La Bellezza di Far Niente
Imagine you travel over 4,000 miles and literally run into someone you know – in an outdoor café, in a tiny piazza, in a random hillside village.
It seems unlikely but this is exactly what happened as we turn up a corner into the heart of Castelnuovo Berardenga, an enigmatic little Sienese town adorned with murals, giant gourds, and reams of pastel laundry drying in the autumn sun… and spot Heidi Swift.
By our account, the mere act of jumping on a bike in these parts automatically catapults you into a kind of global community whirlwind – where tourists and pros, cycling industry veterans and weekend enthusiasts, journalists and photographers all somehow arrive at this magical intersection. While their culture and bragging rights are worthy, there may not be as great a mass appeal to tackling the gritty cobbles in Flanders, the unforgiving climb up the French Alps, or the brutal beauty of crossing the Andalucian dessert as there is in the laconic roll of the Etruscan hills.
This is the beauty of Tuscany.
This past October we spent four days filming with a boutique cycling tour company in the hills just south of Florence. While much of our year is spent chasing bike racers around Europe, the culmination of the 2013 Road World Championships marked the beginning of the much needed off-season for us. The timing was perfect to take on a new project and spending a few days leisurely meandering through vineyard-lined roads seemed like just the kind of gig we were seeking.
As it turns out, a media colleague of ours, Peter Easton, runs Velo Classic Cycling and had a special Tuscan trip lined up for the week after the race. It was specifically designed for several of his longtime clients and he was eager to have someone there to capture their adventures along the way. So as we reassembled our cameras, dried off our mucked up rain gear, and put on some fresh faces we made our way into the rolling hills of the Provincia di Siena to meet up with Peter’s group.
The first thing we noticed was the impossibly steep gravel road leading down to their villa… the likes of which bring up visions of a springtime Strade Bianche with plumes of dust enveloping the wayward voyager. But at the bottom sprawled out an unassuming but luxurious “cascina” where meals were taken on the veranda overlooking the valley and the hosts’ cooking was something to pine over after a long ride.
The first day we spent with them was an exercise in letting the journey unfold organically. While we made the same professional effort to “chase” them on their ride as we would shoot any bike race, we still managed to lose the group several times down one-way roads and unpredictable turns.
Jim and I eventually began to settle in to the capturing of their experience with the idea of recreating everything they might see from the bike, while whizzing by. We kept vigil for the details, the passing scenics, the velvety road surface, the musky clusters of late harvest grapes.
We were at their sides for the cypress-lined roads, the much anticipated lunch stops, the mid-ride cultural visit to the Gino Bartali Museum, the coffee breaks, and the afternoon sun on their grins after more then 90 kilometers in the saddle.
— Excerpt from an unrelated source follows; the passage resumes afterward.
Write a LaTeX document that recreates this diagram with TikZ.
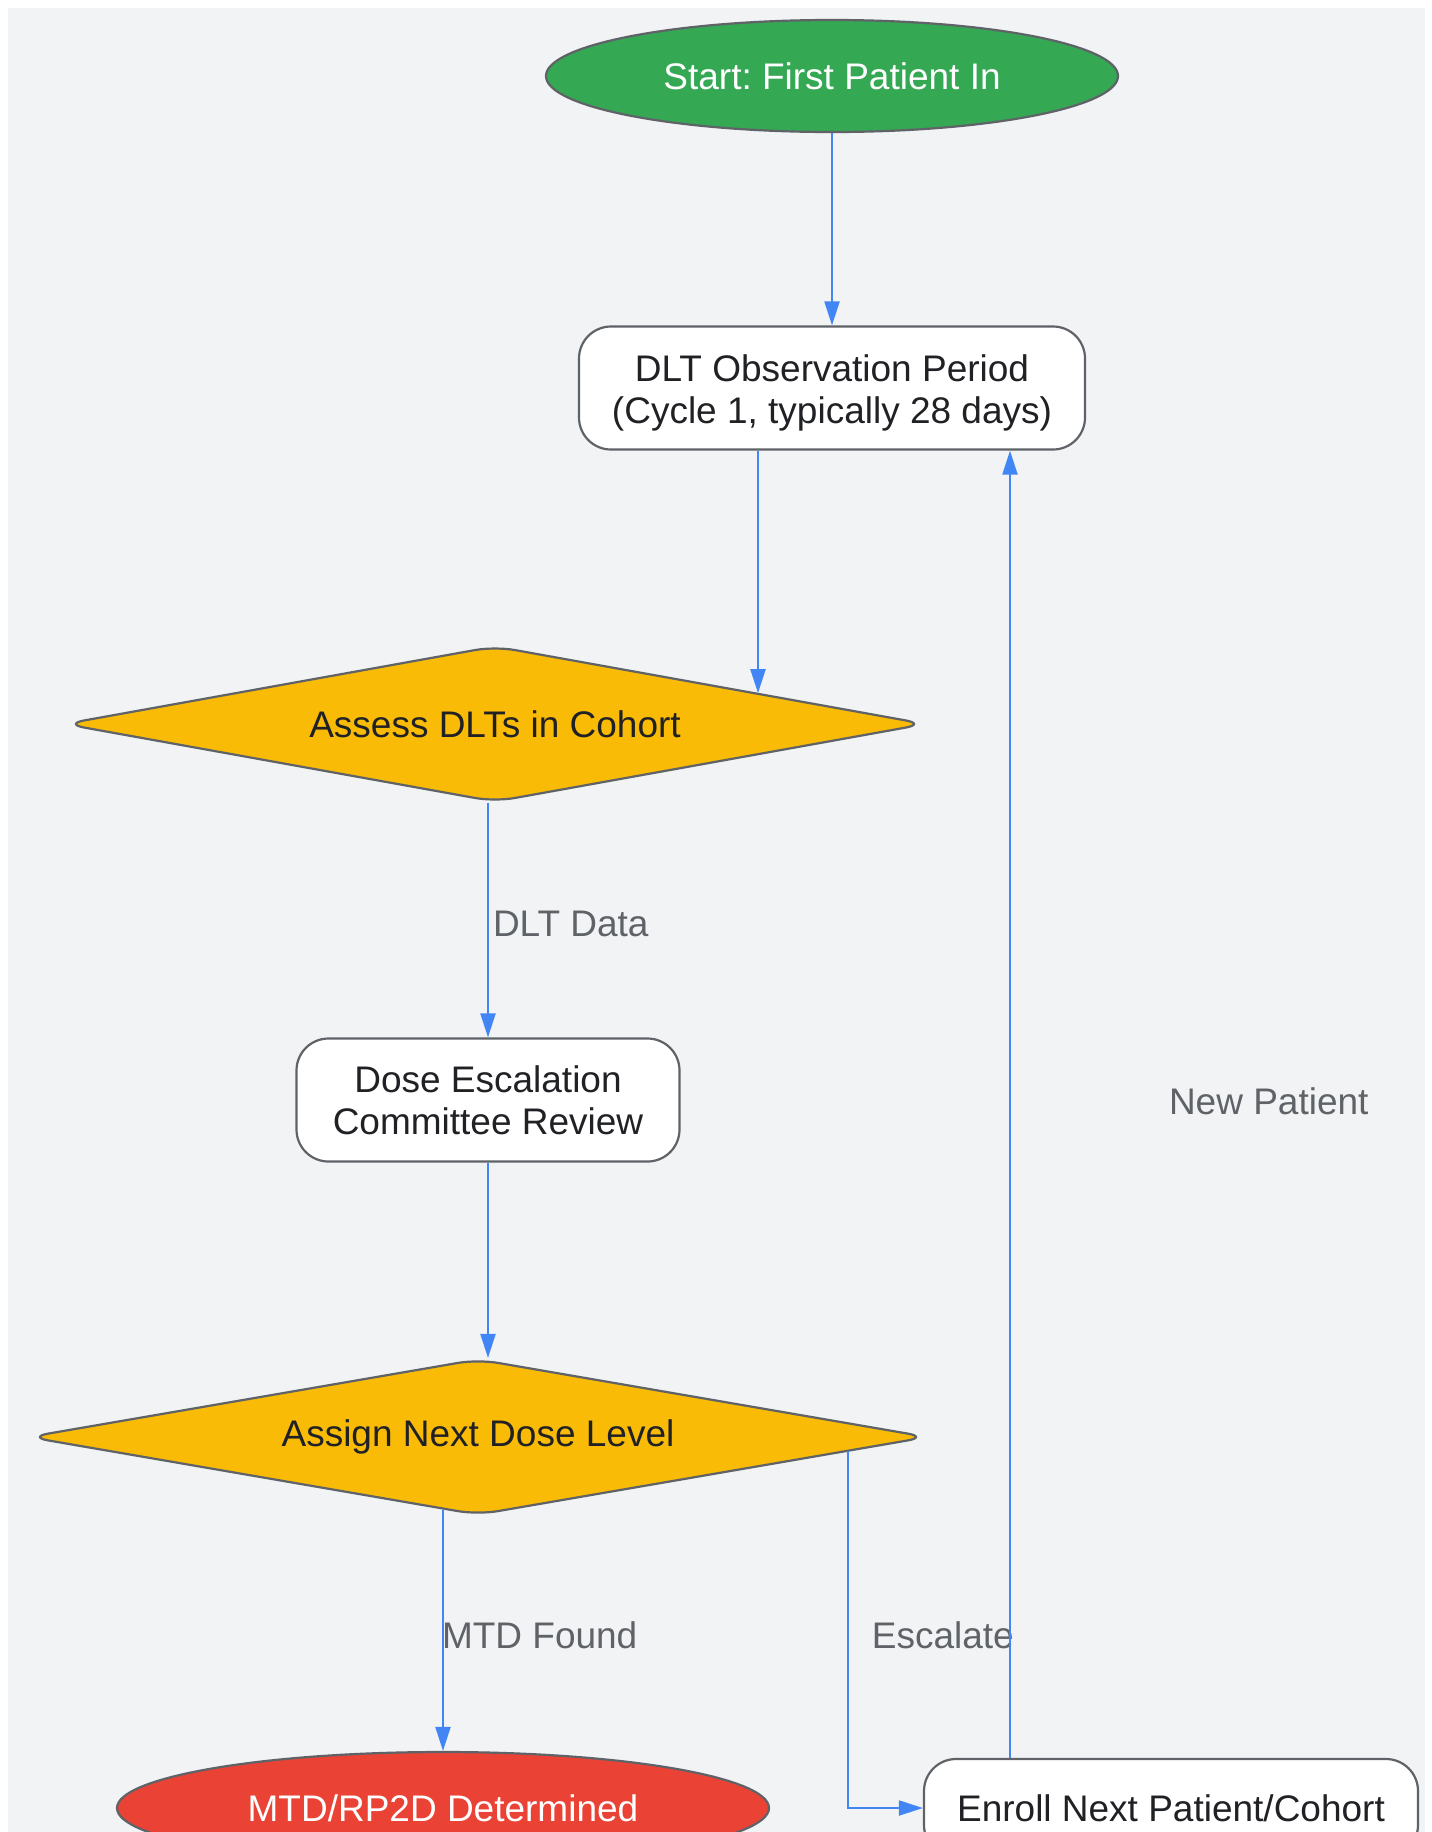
\documentclass[tikz,border=0pt]{standalone}
\usepackage{fontspec}
\setmainfont{Liberation Sans}
\usetikzlibrary{shapes.geometric,arrows.meta,calc}
\definecolor{bgc}{HTML}{F1F3F4}
\definecolor{bordc}{HTML}{5F6368}
\definecolor{grn}{HTML}{34A853}
\definecolor{ambr}{HTML}{F9BB05}
\definecolor{rdc}{HTML}{EA4335}
\definecolor{blu}{HTML}{4285F4}
\definecolor{txt}{HTML}{202124}
\definecolor{lblc}{HTML}{5F6368}
\frenchspacing
\begin{document}
\begin{tikzpicture}[x=1pt,y=-1pt,
  base/.style={draw=bordc, line width=2.2pt, font=\fontsize{37}{42}\selectfont, align=center, inner sep=0pt},
  proc/.style={base, rectangle, rounded corners=32pt, fill=white, text=txt},
  term/.style={base, ellipse, text=white},
  dec/.style={base, diamond, fill=ambr, rounded corners=20pt, text=txt},
  arr/.style={draw=blu, line width=2pt, -{Triangle[length=24pt,width=15pt]}},
  lbl/.style={text=lblc, font=\fontsize{37}{42}\selectfont, inner sep=0pt}]
\useasboundingbox (0,0) rectangle (1432,1832);
\fill[bgc] (8,8) rectangle (1425,1845);

\node[term, fill=grn, minimum width=572pt, minimum height=112pt] (start) at (832,76) {Start: First Patient In};
\node[proc, minimum width=506pt, minimum height=123pt] (dlt) at (832,388) {\rule{0pt}{37pt}DLT Observation Period\\(Cycle 1, typically 28 days)};
\node[dec, aspect=5.5, minimum width=862pt, minimum height=156pt] (assess) at (495,724) {Assess DLTs in Cohort};
\node[proc, minimum width=383pt, minimum height=123pt] (dose) at (488,1100) {Dose Escalation\\Committee Review};
\node[dec, aspect=5.7, minimum width=900pt, minimum height=156pt] (assign) at (478,1437) {Assign Next Dose Level};
\node[term, fill=rdc, minimum width=652pt, minimum height=112pt] (mtd) at (443,1808) {MTD/RP2D Determined};
\node[proc, minimum width=494pt, minimum height=98pt] (enroll) at (1171,1808) {Enroll Next Patient/Cohort};

\coordinate (npx) at ($(dlt.south)+(178,0)$);
\coordinate (ax) at ($(dlt.south)+(-74,0)$);
\coordinate (ain) at ($(assess.north)!0.61!(assess.east)$);
\coordinate (mstart) at ($(assign.south)!0.08!(assign.west)$);
\coordinate (estart) at ($(assign.south)!0.82!(assign.east)$);

\draw[arr] (start) -- (dlt);
\draw[arr] (ax) -- (ax |- ain);
\draw[arr] (assess.south -| dose.north) -- node[lbl, anchor=west, xshift=4pt, yshift=-4pt] {DLT Data} (dose.north);
\draw[arr] (dose.south) -- (dose.south |- assign.north);
\draw[arr] (mstart -| mtd.north) -- node[lbl, anchor=west, xshift=-2pt, yshift=-5pt] {MTD Found} (mtd.north);
\draw[arr] (estart) |- node[lbl, pos=0.25, anchor=west, xshift=23pt, yshift=-6pt] {Escalate} (enroll.west);
\draw[arr] (enroll.north -| npx) -- node[lbl, anchor=west, xshift=158pt, yshift=3pt] {New Patient} (npx);
\end{tikzpicture}
\end{document}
Back at the villa, relaxation set in nicely with a cool dunk in the glistening pool, frosty Moretti beers, and the aromas of dinner wafting from the kitchen.
In those four days we saw the heart of Tuscany and a glimpse into the seduction of riding there – one guest described the roads as being “made for cyclists first and foremost.” We understood the allure of so many passionate riders taking to those rural stretches.
We encountered each other on perfectly serene climbs, wildly rugged descents, leisurely little paese where a moment’s repose was a great excuse to take in the big vista. In Italian they say this is la bellezza di far niente literally meaning the beauty of doing nothing, being utterly in the moment and basking in it.
In the end we concluded that spending so much of our time photographing bike racing can sometimes mean we forget what it’s like to just get on the bike and ride – for the love of it, without a ticking clock, and without a finish line.
And where better than in such a timeless place as Tuscany; where the rich soil wraps around ancient vines, old stone villas nestle in the hillside nooks, and the cuisine and wine lingers in your memory long after it leaves your palate. It may be the easiest place to spend a week on and off the bike. Period.
And who knows, you might just run into someone you know.